My children had a power outage this erev shabbos that lasted until 11:30 pm. The Cholent was fully cooked before power went out.
1. Can water in urn be used?
2. Can the (now reheated) Cholent be eaten the next morning?
3. If daver lach is a consideration in the above, is a tavshil like Cholent that invariably has some liquid in it considered a daver lach?
There is some room to be lenient, even for the water, and greater room for leniency concerning the cholent, if it has a solid texture.
Certainly, if the food is required for the Shabbos meal, there is room for leniency.
The cholent will not be considered a “davar lach” (liquid) if it is principly solid (most cholents are), even if it has a slight amount of liquid.
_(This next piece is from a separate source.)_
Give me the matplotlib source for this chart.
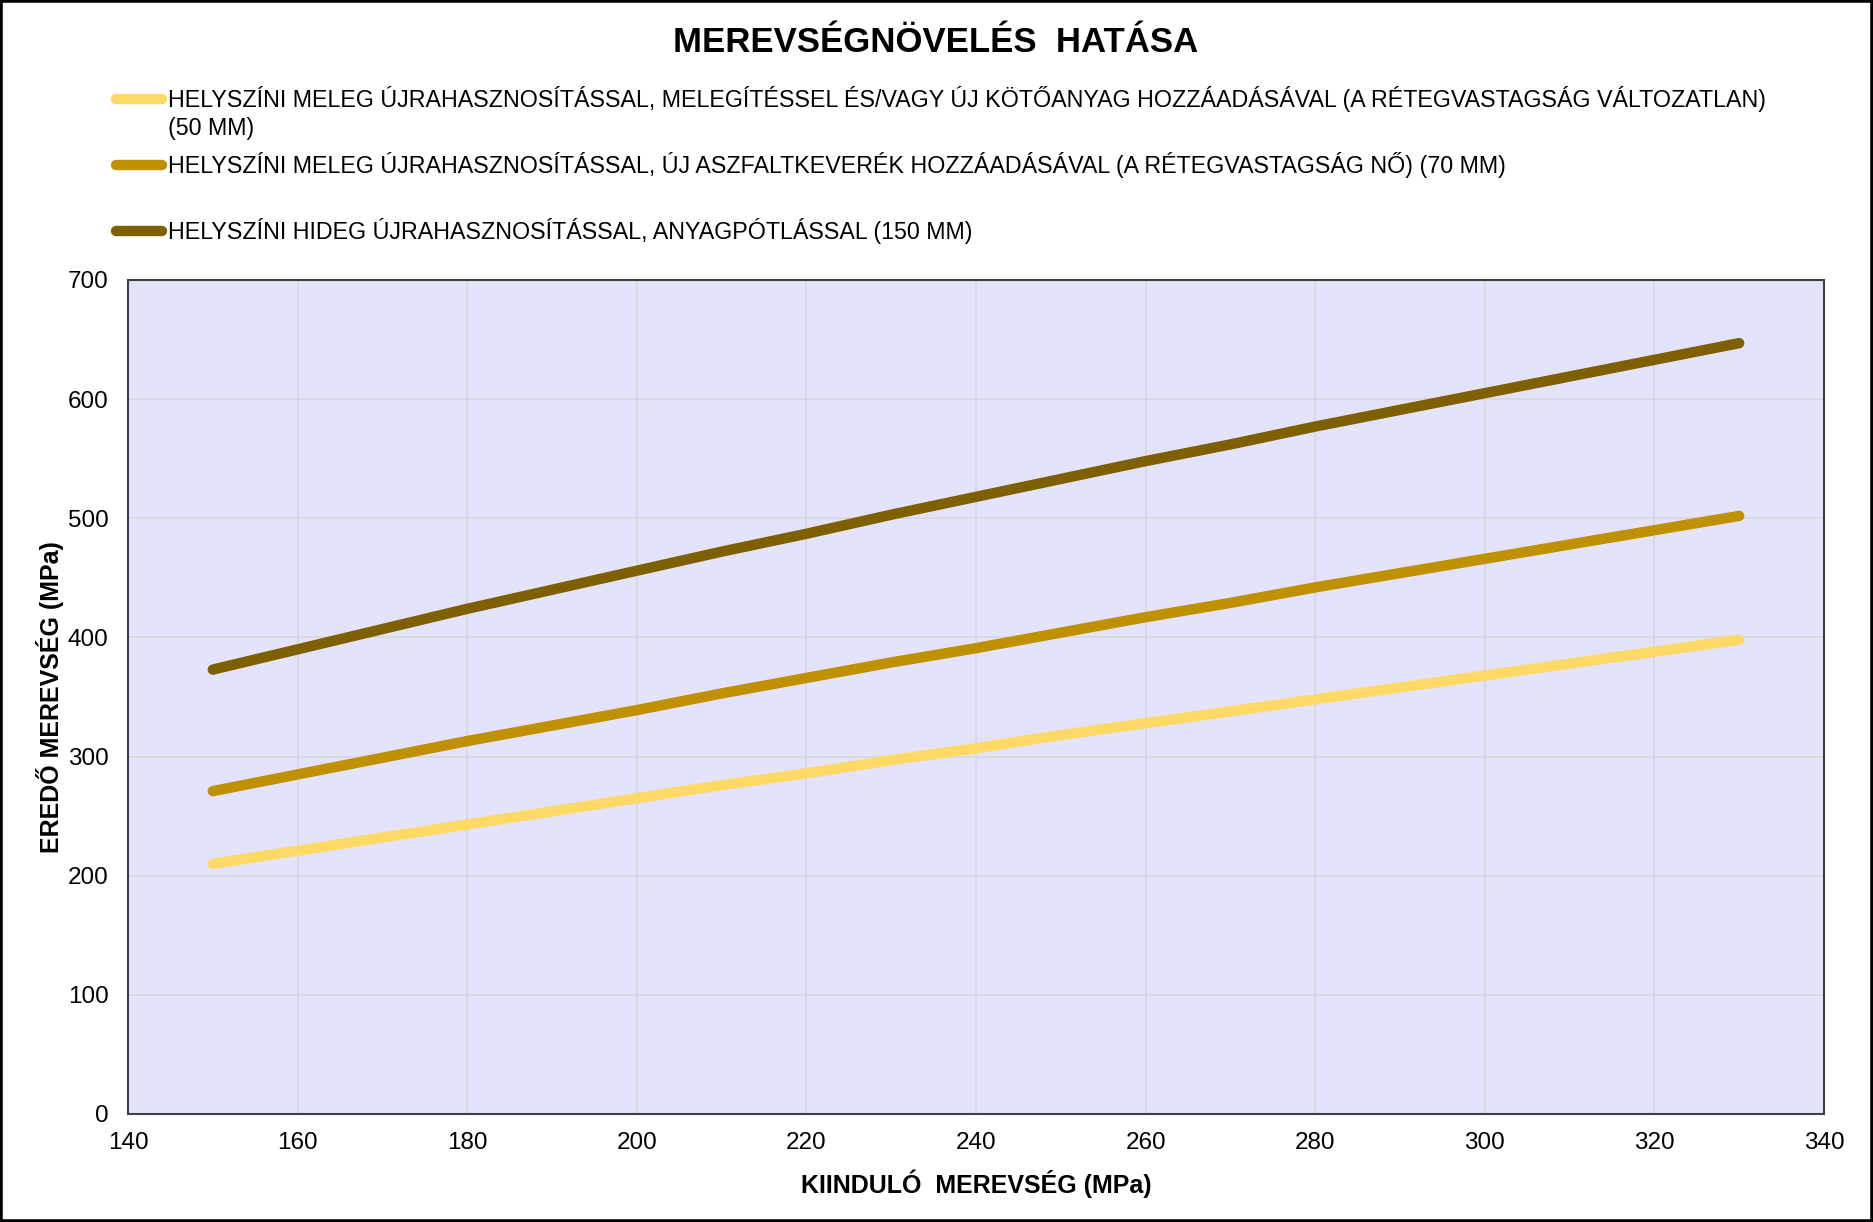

Only if there is substantial liquid is a food/dish considered a davar lach.
In general, questions of electricity depend to a degree on whether the location is Israel, where Jews do the work, and the US, where it can be assumed that non-Jews do the work to fix the electricity.
However, in the case of a power outage, because of the many electrical machines that are vital for sick and elderly individuals and are required to keep them alive, it follows that even if the electricity was fixed by Jews, it remains permitted to derive benefit from it.
Yet, the above addresses the question of using the electricity per se. In our case, there is an additional question of chazarah: The pot or the water were “off the fire” on account of the power failure, and we learn in siman 253 (Rema 11; Be’er Heitev 11) that if a non-Jew puts a pot that has entirely cooled back on the fire it is forbidden to derive benefit from the non-Jew’s heating on Shabbos.
[This assumes that the conditions of chazarah are fulfilled in cases of a power failure — meaning, that if the liquid will not have cooled, there would not be a problem. See Iggros Moshe, Orach Chaim 4:74, bishul 38; Shemiras Shabbos Kehilchasah Chap. 1, note 69; but see Chazon Ish 38:2 and 37:21, disputing the Mishnah Berurah 253:33-34, according to whom there is no room for leniency, and see Orchos Shabbos, Chazarah 49-50.]
Yet, there is room to compare the case of a power failure to setting a timer to turn on the fire during Shabbos — meaning that the heat goes on “automatically,” rather than by means of a melachah. The reason for this is that the non-Jew is not actually “turning on the fire,” but only fixing the electricity, and the fire goes on automatically as a result.
For a fire that goes on authomatically, the Tzitz Eliezer (7:16) rules that one can be lenient (this will not be true according to the Chazon Ish noted above), and see also Me’orei Ha-Eish p. 81, citing from Rav Shlomo Zalman Auerbach (concerning a covered flame). However, several poskim are stringent, as cited in Yalkut Yosef (Vol. 3, p. 232).
See also, at length, Otzros Shabbos (Koritz), pp. 205-207.
For the purpose of a mitzvah, such as for the Shabbos meal, one can rely on the lenient opinions.
If the cholent is solid, there is greater room for leniency, because the problems of chazarah noted above apply specifically to liquids, for wihch there is a possible Torah prohibition in re-heating.